This was only supposed to be a two-line post…
One of those articles that I will kick myself if I don’t bookmark. The checklist for leaders in effectively balancing caring and candor is worth the read alone.
John Maxwell: “Balancing Care With Candor”
My only issue with the article is that it doesn’t (and probably just can’t) address the “leaders” who THINK they care. Yet anyone with a functioning frontal lobe can see straight through it.
You can’t fake caring. I’ll admit I sometimes have problems with candor when it’s needed. But I’ve always found that when I genuinely care about the person and/or their progress, it’s actually pretty easy to have the tough conversations.
Leadership neither has to be a disaster nor a challenge to dread. For me, frankly, it’s the easiest part of the job. Even with the toughest nuts, all it takes is a consistent track record of their leader being right to convince them that they can either get on the bus or get out of the way.
For me, it’s a leader either being consistently wrong, or otherwise being difficult when difficult is not called for, that makes me jump out of the way and start my own route.
My career has been nothing short of a “Revenge of the Nerds” sequence. I never WANTED to be in the Alpha Beta or the Pi Delta Pi groups. I despise “authority” and I loathe assholes who think they DESERVE to be on top because of who they think they are … what some title or credential says they are. Give me my membership in the Tri-Lambs any day. Let me take the reins of the “outer circle” and let us collectively outshine everybody we encounter.
As John Maxwell said in his article, “Candor without care creates distant relationships.” Which explains why, in nearly every job I’ve had, I’ve defected from the inner circle voluntarily. I got chastised for the time I spent nurturing my staff at one job; I got scolded regularly for befriending the staff (NOT my direct reports, mind you) at another job.
I get that it’s lonely at the top. But I stay in line when I’m feeling happy, nurtured and supported. But there’s also a certain amount of give-and-take when it comes to gaining your staff’s trust. I do believe it’s possible to hold the party line while giving them insight into what makes you personally tick. In fact, I don’t trust any of my leaders until they share with me a frustration with the status quo or a battle they can’t seem to win but keep fighting anyway because they believe in it.
The problem with any organization is that there are people either trying to stay in, or enter, the inner circle. And that means giving up some information to the highest of the high court that betrays someone else. And consistently, save my time at Ye Olde Employment Establishment, that information (true or exaggerated or downright fictional) is treated as valuable.

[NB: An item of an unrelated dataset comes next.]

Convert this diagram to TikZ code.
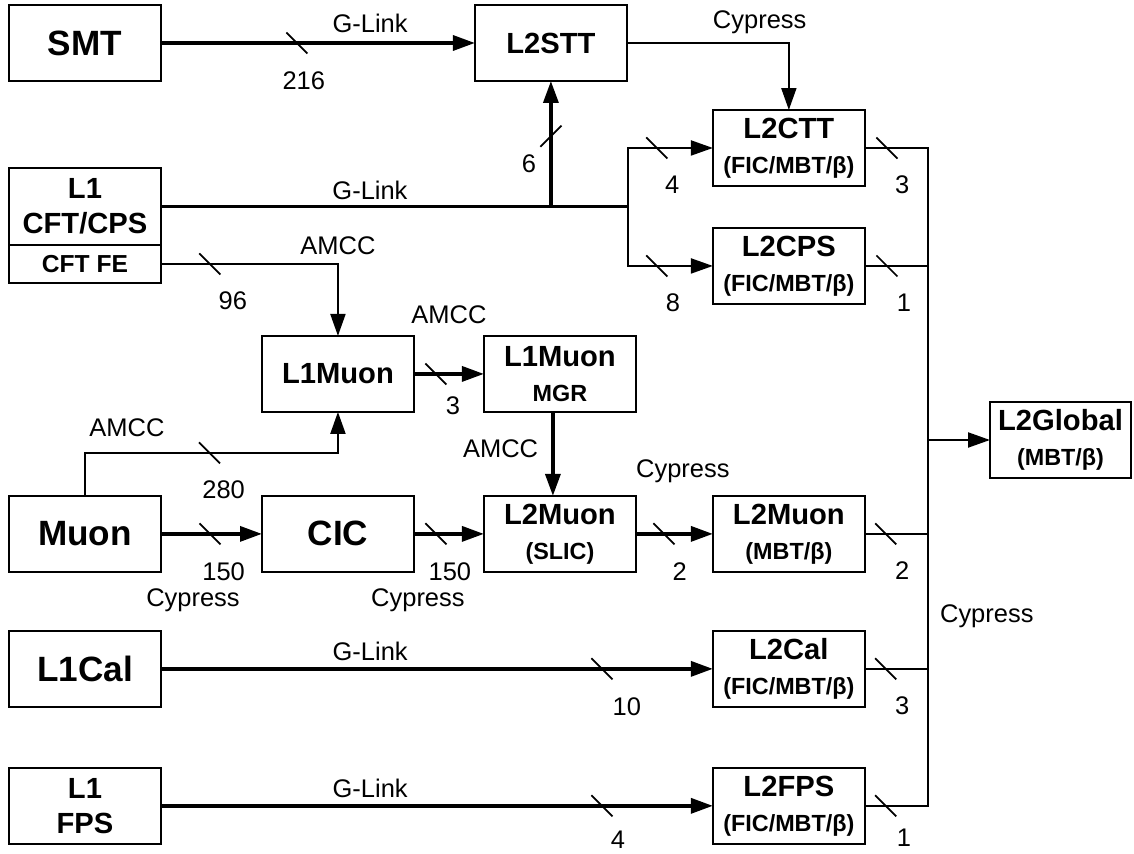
\documentclass[tikz,border=0pt]{standalone}
\usepackage{fontspec}
\setmainfont{Liberation Sans}
\usetikzlibrary{positioning,arrows.meta}
\newcommand{\hugef}{\fontsize{20}{22}\selectfont\bfseries}
\newcommand{\midf}{\fontsize{16.6}{20}\selectfont\bfseries}
\newcommand{\subf}{\fontsize{13.3}{17}\selectfont\bfseries}
\newcommand{\fef}{\fontsize{14}{16}\selectfont\bfseries}
\newcommand{\labf}{\fontsize{14.5}{16}\selectfont}
\tikzset{
  wslash/.pic={\draw[-, line width=1pt] (-6pt,6pt) -- (6pt,-6pt);}
}

\begin{document}
\begin{tikzpicture}[
  x=0.02cm, y=-0.02cm,
  box/.style={draw, line width=1.15pt, minimum width=3.04cm, minimum height=1.52cm, inner sep=0pt, outer sep=0pt, align=center, font=\midf},
  thk/.style={line width=2pt},
  thn/.style={line width=1.25pt},
  arr/.style={-{Triangle[length=12.5pt,width=8.5pt]}},
  lab/.style={font=\labf, inner sep=2pt},
  wnum/.style={font=\labf, inner sep=0pt, below=0.54cm}
]
  \useasboundingbox (0,0) rectangle (1134,854);

  % level 1 sources
  \node[box, font=\hugef] (smt) at (85,43) {SMT};
  \node[box, minimum height=1.54cm, below=1.74cm of smt] (l1cft) {L1\\CFT/CPS};
  \node[box, minimum height=0.76cm, font=\fef, below=0pt of l1cft] (cftfe) {CFT FE};
  \node[box, font=\hugef, below=4.26cm of cftfe] (muon) {Muon};
  \node[box, font=\hugef, below=1.18cm of muon] (l1cal) {L1Cal};
  \node[box, below=1.22cm of l1cal] (l1fps) {L1\\FPS};

  % middle column
  \node[box, right=6.28cm of smt] (stt) {L2STT};
  \node[box, font=\hugef, right=2.02cm of muon] (cic) {CIC};
  \node[box, right=1.40cm of cic] (slic) {L2Muon\\\subf (SLIC)};
  \node[box, above=1.68cm of cic] (l1muon) {L1Muon};
  \node[box, above=1.68cm of slic] (mgr) {L1Muon\\\subf MGR};

  % level 2 preprocessors
  \node[box, right=1.54cm of slic] (l2muon) {L2Muon\\\subf (MBT/β)};
  \node[box, above=3.84cm of l2muon] (l2cps) {L2CPS\\\subf (FIC/MBT/β)};
  \node[box, above=0.84cm of l2cps] (l2ctt) {L2CTT\\\subf (FIC/MBT/β)};
  \node[box, below=1.18cm of l2muon] (l2cal) {L2Cal\\\subf (FIC/MBT/β)};
  \node[box, below=1.22cm of l2cal] (l2fps) {L2FPS\\\subf (FIC/MBT/β)};
  \node[box, minimum width=2.82cm] (glob) at (1060.5,440) {L2Global\\\subf (MBT/β)};

  \coordinate (split) at (628,0 |- l1cft.east);
  \coordinate (bus) at (928,0 |- glob.west);

  % tracking
  \draw[thk, arr] (smt) -- pic[pos=.433]{wslash} node[pos=.455, wnum]{216} node[pos=.666, lab, above=0.1cm]{G-Link} (stt);
  \draw[thn, arr] (stt) -| node[pos=.41, lab, above=0.1cm]{Cypress} (l2ctt);
  \draw[thn] (l1cft) -- node[pos=.4475, lab, above=0.05cm]{G-Link} (split);
  \draw[thk, arr] (stt.south |- split) -- pic[pos=.56, sloped]{wslash} node[pos=.34, font=\labf, inner sep=0pt, left=0.26cm]{6} (stt);
  \draw[thn, arr] (split) |- pic[pos=.67]{wslash} node[pos=.76, wnum]{4} (l2ctt);
  \draw[thn, arr] (split) |- pic[pos=.67]{wslash} node[pos=.765, wnum]{8} (l2cps);

  % muon
  \draw[thn, arr] (cftfe) -| pic[pos=.138]{wslash} node[pos=.203, wnum]{96} node[pos=.5, lab, above=0.1cm]{AMCC} (l1muon);
  \draw[thn, arr] (muon.north) -- ++(0,-43) -| pic[pos=.246]{wslash} node[pos=.274, wnum]{280} node[pos=.083, lab, above=0.23cm]{AMCC} (l1muon);
  \draw[thk, arr] (l1muon) -- pic[pos=.314]{wslash} node[pos=.557, font=\labf, inner sep=0pt, below=0.42cm]{3} node[pos=.5, lab, above=0.89cm]{AMCC} (mgr);
  \draw[thk, arr] ([xshift=-0.14cm]mgr.south) -- node[pos=.44, lab, left=0.19cm]{AMCC} ([xshift=-0.14cm]slic.north);
  \draw[thk, arr] (muon) -- pic[pos=.485]{wslash} node[pos=.62, wnum]{150} node[pos=.317, lab, below=0.99cm]{Cypress} (cic);
  \draw[thk, arr] (cic) -- pic[pos=.314]{wslash} node[pos=.514, wnum]{150} node[pos=.057, lab, below=0.99cm]{Cypress} (slic);
  \draw[thk, arr] (slic) -- pic[pos=.364]{wslash} node[pos=.57, wnum]{2} node[pos=.61, lab, above=0.91cm]{Cypress} (l2muon);

  % calorimeter and preshower
  \draw[thk, arr] (l1cal) -- node[pos=.379, lab, above=0.06cm]{G-Link} pic[pos=.799]{wslash} node[pos=.844, wnum]{10} (l2cal);
  \draw[thk, arr] (l1fps) -- node[pos=.379, lab, above=0.06cm]{G-Link} pic[pos=.799]{wslash} node[pos=.828, wnum, below=0.46cm]{4} (l2fps);

  % Cypress bus to L2Global
  \draw[thn] (l2ctt) -- pic[pos=.35]{wslash} node[pos=.59, wnum]{3} (l2ctt.east -| bus)
    -- node[pos=.712, lab, right=0.15cm]{Cypress} (l2fps.east -| bus)
    -- pic[pos=.67]{wslash} node[pos=.38, wnum, below=0.44cm]{1} (l2fps);
  \draw[thn] (l2cps) -- pic[pos=.35]{wslash} node[pos=.62, wnum]{1} (l2cps.east -| bus);
  \draw[thn] (l2muon) -- pic[pos=.33]{wslash} node[pos=.59, wnum]{2} (l2muon.east -| bus);
  \draw[thn] (l2cal) -- pic[pos=.33]{wslash} node[pos=.59, wnum]{3} (l2cal.east -| bus);
  \draw[thn, arr] (bus) -- (glob);
\end{tikzpicture}
\end{document}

In other words, and I’m looking at the Den of Iniquity on this one, information is power. Even if it’s completely false. Because it indicates loyalty to the company. And I’m all for being loyal to the company. But you can still be loyal to the company and the management and still be puzzled by their policies and behavior. It’s OK to question things. This isn’t 1940s Germany, for fuck’s sake.
Anyway, my good friend and mentor gave me some wonderful perspective last night. True leadership is about the transfer of skills and knowledge. Some leaders (I believe we call them “managers”) manage from 30,000 feet. They don’t get involved. They are, at best, a coach on the sidelines.
There is a use for this. When I’ve supervised graphic designers and programmers and other people whose work boggles my mind, I’m the one who says, “Your show. I’m the executive producer. You tell me what you recommend.”
But when I’ve trained writers and editors — note the word “trained” here — I’m more of a quarterback, my friend said. I get on the field and show people where to run the ball. I know good copy and I know it so well that it goes against my principles to NOT show someone what can be done with it.
And that time investment nearly always pays off. Because while you can’t teach people how to think, you can certainly show them how YOU think.
I know I’m a good leader. While I still have lots to learn, I would match my skills against the best in the business at my age. Where I fall short is managing my managers. I don’t play games and I don’t want to rush their stupid fraternities or sororities. I tell people they’re being mean when they’re being mean.
I smile through a lot of shit but I will implode when it comes time to compromise my personal values. I champion the underdogs when I feel they deserve a chance.
I do not revere the “golden children” just because of their fortunate status. As a matter of fact, I think most golden children are just dicks who had better not get too egotistical about their temporary good fortune.
And that has consistently gotten me ousted from the inner circles of the world and, sadly, from the jobs themselves. But you know what? No matter how angrily I wake up (and today was one of those days), I fall asleep quite easily knowing that while the person in the mirror has a few more worry lines than before, she’s still a face I can look at and say, “Well, Self. Things may suck right now but I stayed true to you. We will sleep well tonight.”
And while I know plenty of managers who don’t deserve the good nights they enjoy, I do know that the real leaders of the bunch — at all levels of an organization — lose too much sleep over the gap between being authentic and being successful.
I think you can have both. I have yet to PROVE it, but I think authenticity is the only way to be a true success.